• PROVIDED DATA:
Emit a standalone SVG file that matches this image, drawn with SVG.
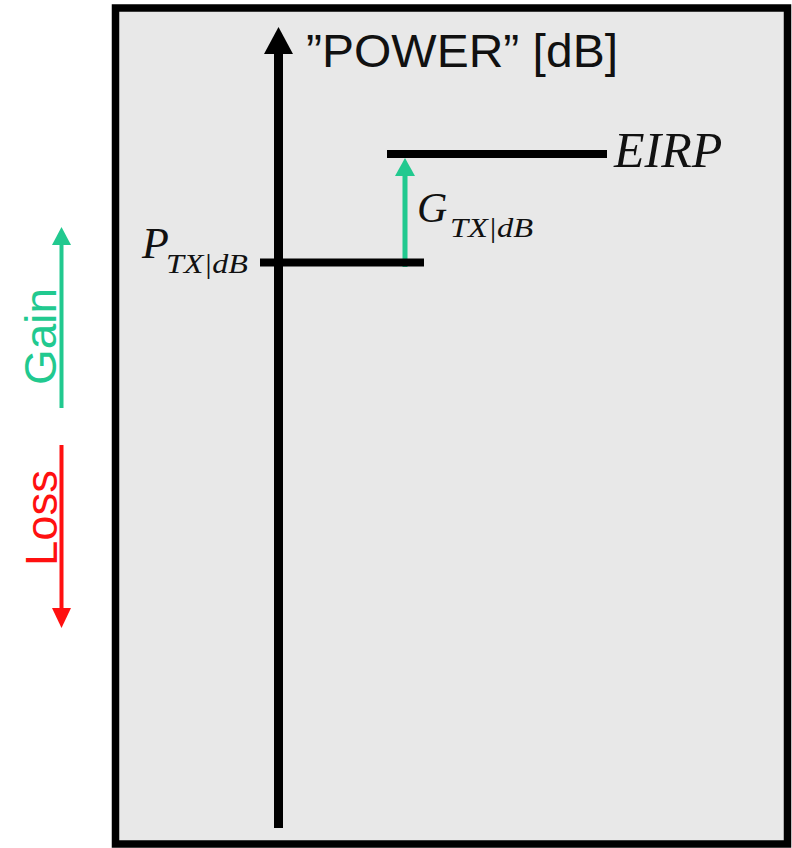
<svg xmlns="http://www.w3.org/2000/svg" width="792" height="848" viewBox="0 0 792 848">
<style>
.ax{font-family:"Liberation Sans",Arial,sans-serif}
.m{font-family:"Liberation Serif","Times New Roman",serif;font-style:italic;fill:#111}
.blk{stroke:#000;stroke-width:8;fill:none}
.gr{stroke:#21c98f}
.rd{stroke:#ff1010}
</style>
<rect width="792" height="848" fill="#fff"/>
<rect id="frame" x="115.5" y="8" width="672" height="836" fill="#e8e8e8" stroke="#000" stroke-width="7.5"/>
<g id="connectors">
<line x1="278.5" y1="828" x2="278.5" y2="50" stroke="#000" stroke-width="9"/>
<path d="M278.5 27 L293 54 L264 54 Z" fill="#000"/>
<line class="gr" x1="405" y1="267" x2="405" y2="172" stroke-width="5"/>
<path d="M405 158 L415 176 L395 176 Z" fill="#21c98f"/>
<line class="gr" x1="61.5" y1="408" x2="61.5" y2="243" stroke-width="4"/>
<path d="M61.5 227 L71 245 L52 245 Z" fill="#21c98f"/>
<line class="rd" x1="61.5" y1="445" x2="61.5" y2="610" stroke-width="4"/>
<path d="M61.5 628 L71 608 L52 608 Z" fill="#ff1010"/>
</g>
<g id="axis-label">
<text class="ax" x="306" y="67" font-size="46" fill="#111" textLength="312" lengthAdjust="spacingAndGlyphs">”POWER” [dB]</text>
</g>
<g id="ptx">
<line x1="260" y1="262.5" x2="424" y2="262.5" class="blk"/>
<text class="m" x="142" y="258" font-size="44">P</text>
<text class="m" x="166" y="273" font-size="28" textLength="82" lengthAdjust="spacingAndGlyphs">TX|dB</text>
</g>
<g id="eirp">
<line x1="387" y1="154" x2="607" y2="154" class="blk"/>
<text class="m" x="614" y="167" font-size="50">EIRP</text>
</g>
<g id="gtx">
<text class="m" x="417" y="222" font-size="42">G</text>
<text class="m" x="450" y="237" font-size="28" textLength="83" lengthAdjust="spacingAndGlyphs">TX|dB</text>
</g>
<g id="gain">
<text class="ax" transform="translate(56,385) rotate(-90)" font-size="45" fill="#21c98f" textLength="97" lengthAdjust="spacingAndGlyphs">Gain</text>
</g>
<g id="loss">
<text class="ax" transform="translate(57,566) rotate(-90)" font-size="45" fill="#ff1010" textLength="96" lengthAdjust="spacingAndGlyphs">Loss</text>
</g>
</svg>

• EXERCISE DIRECTIONS:
Make an exact reproduction of the listing above, without any pictures.

• IN RESPONSE:
Emit a standalone SVG file that matches this image, drawn with SVG.
<svg xmlns="http://www.w3.org/2000/svg" width="792" height="848" viewBox="0 0 792 848">
<style>
.ax{font-family:"Liberation Sans",Arial,sans-serif}
.m{font-family:"Liberation Serif","Times New Roman",serif;font-style:italic;fill:#111}
.blk{stroke:#000;stroke-width:8;fill:none}
.gr{stroke:#21c98f}
.rd{stroke:#ff1010}
</style>
<rect width="792" height="848" fill="#fff"/>
<rect id="frame" x="115.5" y="8" width="672" height="836" fill="#e8e8e8" stroke="#000" stroke-width="7.5"/>
<g id="connectors">
<line x1="278.5" y1="828" x2="278.5" y2="50" stroke="#000" stroke-width="9"/>
<path d="M278.5 27 L293 54 L264 54 Z" fill="#000"/>
<line class="gr" x1="405" y1="267" x2="405" y2="172" stroke-width="5"/>
<path d="M405 158 L415 176 L395 176 Z" fill="#21c98f"/>
<line class="gr" x1="61.5" y1="408" x2="61.5" y2="243" stroke-width="4"/>
<path d="M61.5 227 L71 245 L52 245 Z" fill="#21c98f"/>
<line class="rd" x1="61.5" y1="445" x2="61.5" y2="610" stroke-width="4"/>
<path d="M61.5 628 L71 608 L52 608 Z" fill="#ff1010"/>
</g>
<g id="axis-label">
<text class="ax" x="306" y="67" font-size="46" fill="#111" textLength="312" lengthAdjust="spacingAndGlyphs">”POWER” [dB]</text>
</g>
<g id="ptx">
<line x1="260" y1="262.5" x2="424" y2="262.5" class="blk"/>
<text class="m" x="142" y="258" font-size="44">P</text>
<text class="m" x="166" y="273" font-size="28" textLength="82" lengthAdjust="spacingAndGlyphs">TX|dB</text>
</g>
<g id="eirp">
<line x1="387" y1="154" x2="607" y2="154" class="blk"/>
<text class="m" x="614" y="167" font-size="50">EIRP</text>
</g>
<g id="gtx">
<text class="m" x="417" y="222" font-size="42">G</text>
<text class="m" x="450" y="237" font-size="28" textLength="83" lengthAdjust="spacingAndGlyphs">TX|dB</text>
</g>
<g id="gain">
<text class="ax" transform="translate(56,385) rotate(-90)" font-size="45" fill="#21c98f" textLength="97" lengthAdjust="spacingAndGlyphs">Gain</text>
</g>
<g id="loss">
<text class="ax" transform="translate(57,566) rotate(-90)" font-size="45" fill="#ff1010" textLength="96" lengthAdjust="spacingAndGlyphs">Loss</text>
</g>
</svg>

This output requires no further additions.